Minority women are currently seeking to adopt children more often than white women, the survey found.

Researchers also reported that women who have never married adopt children much more often than single men do. But overall, men adopt children at more than twice the rate women do, due largely to men marrying women with children from a previous relationship.

Overall, nearly 1.3 million men had adopted a child, compared with an estimated 613,000 women.

That's not really surprising, said Jeff Katz, a consultant on adoption and foster care issues who formerly headed a Rhode Island adoption agency.

"More women get custody of children in divorce cases, so after a divorce the mom is living with her kids and she meets a man, and they get married, and he adopts her children," Katz said.

About 2.5 percent of U.S. children younger than 18 are adopted, according to the CDC, citing a 2000 statistic. That was equivalent to about 1.6 million children.

The new report is based on interviews of about 12,000 men and women from March 2002 through February 2003. The interviews were done in person at participants' homes.
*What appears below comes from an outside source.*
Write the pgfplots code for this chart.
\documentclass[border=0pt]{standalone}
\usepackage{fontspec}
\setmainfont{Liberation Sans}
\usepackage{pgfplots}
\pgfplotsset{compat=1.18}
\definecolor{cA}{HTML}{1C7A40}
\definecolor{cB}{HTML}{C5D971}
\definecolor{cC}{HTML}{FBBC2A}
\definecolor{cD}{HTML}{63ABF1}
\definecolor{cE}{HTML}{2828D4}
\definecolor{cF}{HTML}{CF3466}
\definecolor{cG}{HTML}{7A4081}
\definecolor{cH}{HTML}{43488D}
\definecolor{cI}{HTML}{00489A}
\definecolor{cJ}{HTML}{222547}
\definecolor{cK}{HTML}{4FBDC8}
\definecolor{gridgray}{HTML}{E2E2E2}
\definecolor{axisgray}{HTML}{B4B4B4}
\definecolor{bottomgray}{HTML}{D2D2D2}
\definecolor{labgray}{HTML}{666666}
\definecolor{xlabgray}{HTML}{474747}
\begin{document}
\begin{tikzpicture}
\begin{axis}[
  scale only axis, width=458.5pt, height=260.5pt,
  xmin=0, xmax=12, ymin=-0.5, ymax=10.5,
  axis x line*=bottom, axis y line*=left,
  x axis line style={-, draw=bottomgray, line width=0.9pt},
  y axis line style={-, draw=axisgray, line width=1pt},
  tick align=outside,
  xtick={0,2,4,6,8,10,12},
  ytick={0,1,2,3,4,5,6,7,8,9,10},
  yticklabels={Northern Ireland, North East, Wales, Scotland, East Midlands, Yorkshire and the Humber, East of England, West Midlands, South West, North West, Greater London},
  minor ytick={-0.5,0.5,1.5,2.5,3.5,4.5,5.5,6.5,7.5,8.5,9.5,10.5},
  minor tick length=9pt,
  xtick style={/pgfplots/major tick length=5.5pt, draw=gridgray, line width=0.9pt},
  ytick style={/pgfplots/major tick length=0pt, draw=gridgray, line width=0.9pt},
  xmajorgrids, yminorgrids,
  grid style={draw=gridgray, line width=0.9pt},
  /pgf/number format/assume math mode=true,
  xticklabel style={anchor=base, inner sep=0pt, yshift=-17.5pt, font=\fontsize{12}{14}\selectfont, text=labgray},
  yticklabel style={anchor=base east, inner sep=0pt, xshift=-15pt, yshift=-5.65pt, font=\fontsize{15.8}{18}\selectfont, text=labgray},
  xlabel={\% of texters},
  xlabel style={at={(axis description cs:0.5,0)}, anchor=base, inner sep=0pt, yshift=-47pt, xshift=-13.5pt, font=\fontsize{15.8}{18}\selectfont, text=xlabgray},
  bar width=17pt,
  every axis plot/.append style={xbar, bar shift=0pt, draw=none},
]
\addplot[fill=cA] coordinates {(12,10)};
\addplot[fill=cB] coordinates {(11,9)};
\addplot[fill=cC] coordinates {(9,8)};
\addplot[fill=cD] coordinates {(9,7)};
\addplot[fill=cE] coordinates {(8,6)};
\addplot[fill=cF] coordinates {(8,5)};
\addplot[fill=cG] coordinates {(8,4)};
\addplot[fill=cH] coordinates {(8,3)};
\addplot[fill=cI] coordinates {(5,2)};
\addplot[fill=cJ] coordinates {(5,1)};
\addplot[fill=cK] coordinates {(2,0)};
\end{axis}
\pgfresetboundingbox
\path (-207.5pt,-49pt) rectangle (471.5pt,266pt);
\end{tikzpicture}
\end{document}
The government has periodically surveyed women about adoption since the early 1970s, but not men.

"This is the very first national data we've had on men's lifetime adoption experiences," said Jones, a statistician with the CDC's national Center for Health Statistics.
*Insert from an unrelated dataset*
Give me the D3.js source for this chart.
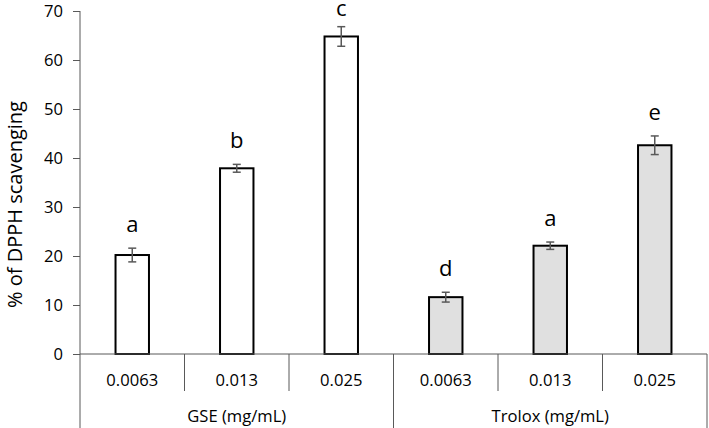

Adoption is rare, the survey found. Among women aged 18 to 44, only about 1 percent had adopted children. About 2.3 percent of men that age had ever adopted.

Among singles, an estimated 100,000 women and 73,000 men had adopted.

Katz said that the supply and demand issues pointed out by the paper are the most interesting.

Situations in which young pregnant women decide to put their children up for adoption are becoming increasingly rare. Before 1973, nearly 9 percent of births to never-married women were given up for adoption. By 2002, that statistic had dropped to about 1 percent.

The number of children adopted from other countries increased from about 7,000 in 1990 to more than 19,000 in 2001. That means about 16 percent of the 120,000 annual adoptions in the United States in that latest year were of children from other nations.

About 50,000 children are adopted through foster care annually in the United States. It's hard to predict if that number will go up, experts said.